#### [Recorded data]
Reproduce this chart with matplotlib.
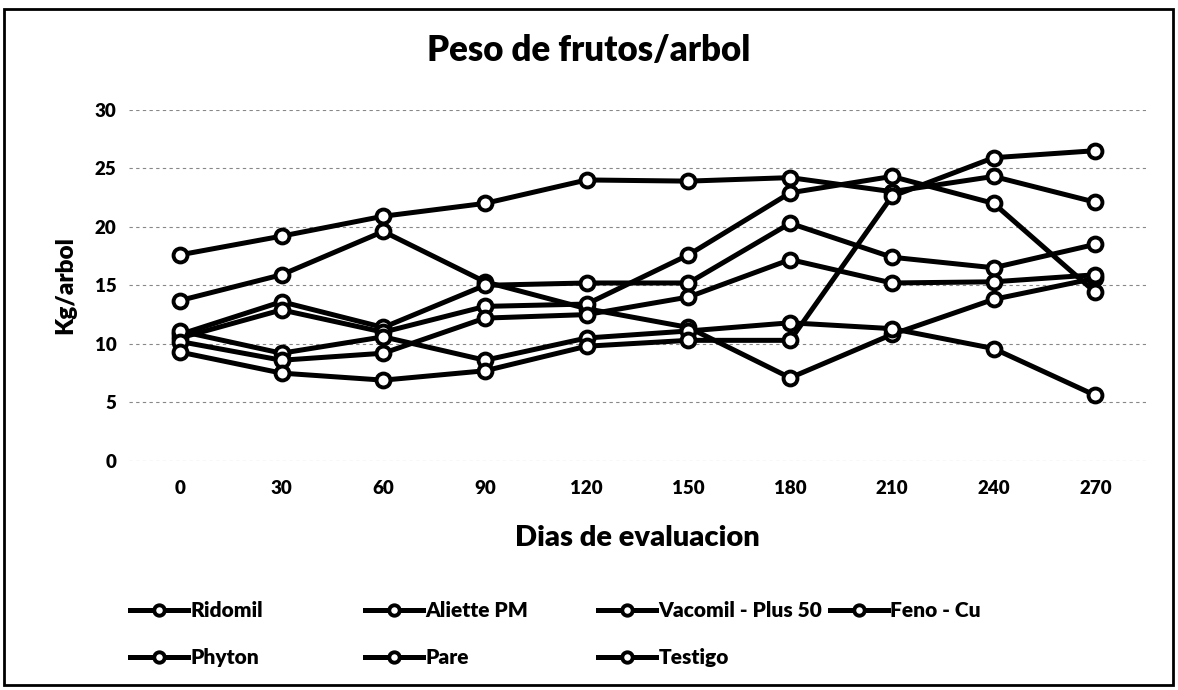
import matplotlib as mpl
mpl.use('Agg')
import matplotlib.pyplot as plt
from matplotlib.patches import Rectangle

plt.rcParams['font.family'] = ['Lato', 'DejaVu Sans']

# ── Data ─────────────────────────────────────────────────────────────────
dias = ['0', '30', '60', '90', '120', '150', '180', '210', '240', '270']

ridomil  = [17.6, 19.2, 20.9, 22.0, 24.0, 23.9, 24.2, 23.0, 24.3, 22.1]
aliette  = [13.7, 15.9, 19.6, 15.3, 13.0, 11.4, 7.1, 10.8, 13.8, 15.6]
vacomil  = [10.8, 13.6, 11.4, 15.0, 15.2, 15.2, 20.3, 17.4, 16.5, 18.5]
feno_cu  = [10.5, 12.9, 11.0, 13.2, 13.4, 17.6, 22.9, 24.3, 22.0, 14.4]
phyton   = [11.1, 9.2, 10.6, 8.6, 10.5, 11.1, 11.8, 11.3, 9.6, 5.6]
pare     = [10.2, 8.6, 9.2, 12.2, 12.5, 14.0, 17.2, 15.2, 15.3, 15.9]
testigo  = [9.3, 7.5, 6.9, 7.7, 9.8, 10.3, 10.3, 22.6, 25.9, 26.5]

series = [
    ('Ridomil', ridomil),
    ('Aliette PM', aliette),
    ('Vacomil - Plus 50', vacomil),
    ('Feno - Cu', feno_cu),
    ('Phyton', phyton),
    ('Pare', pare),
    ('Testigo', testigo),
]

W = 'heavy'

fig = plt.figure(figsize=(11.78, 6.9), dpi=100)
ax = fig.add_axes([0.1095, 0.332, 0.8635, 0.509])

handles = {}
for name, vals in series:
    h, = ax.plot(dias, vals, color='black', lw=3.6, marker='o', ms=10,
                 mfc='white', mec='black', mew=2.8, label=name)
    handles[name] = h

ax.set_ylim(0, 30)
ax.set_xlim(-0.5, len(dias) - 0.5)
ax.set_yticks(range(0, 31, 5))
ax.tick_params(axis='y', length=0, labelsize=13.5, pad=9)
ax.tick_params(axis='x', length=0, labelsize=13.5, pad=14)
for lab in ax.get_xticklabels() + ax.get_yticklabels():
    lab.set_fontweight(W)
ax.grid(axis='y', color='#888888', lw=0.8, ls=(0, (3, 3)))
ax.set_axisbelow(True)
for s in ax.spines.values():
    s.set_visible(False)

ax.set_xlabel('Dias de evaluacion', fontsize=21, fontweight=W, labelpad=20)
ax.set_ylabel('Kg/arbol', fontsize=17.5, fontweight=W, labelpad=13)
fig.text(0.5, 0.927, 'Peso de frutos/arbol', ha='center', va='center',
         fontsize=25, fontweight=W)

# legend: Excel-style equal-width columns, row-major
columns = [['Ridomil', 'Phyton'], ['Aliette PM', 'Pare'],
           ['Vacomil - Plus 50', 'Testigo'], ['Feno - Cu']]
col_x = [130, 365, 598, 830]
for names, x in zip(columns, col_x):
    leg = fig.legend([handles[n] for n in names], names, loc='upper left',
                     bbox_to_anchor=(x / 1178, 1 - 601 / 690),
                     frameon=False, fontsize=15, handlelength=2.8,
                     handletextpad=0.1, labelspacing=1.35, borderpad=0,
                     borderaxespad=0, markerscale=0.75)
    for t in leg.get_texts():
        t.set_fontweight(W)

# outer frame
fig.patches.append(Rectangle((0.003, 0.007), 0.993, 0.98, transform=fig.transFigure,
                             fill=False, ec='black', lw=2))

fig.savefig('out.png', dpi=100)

#### [Aim of the exercise]
Show the lines of the material that contain the word "matplotlib".

#### [Response to the task]
Reproduce this chart with matplotlib.
import matplotlib as mpl
import matplotlib.pyplot as plt
from matplotlib.patches import Rectangle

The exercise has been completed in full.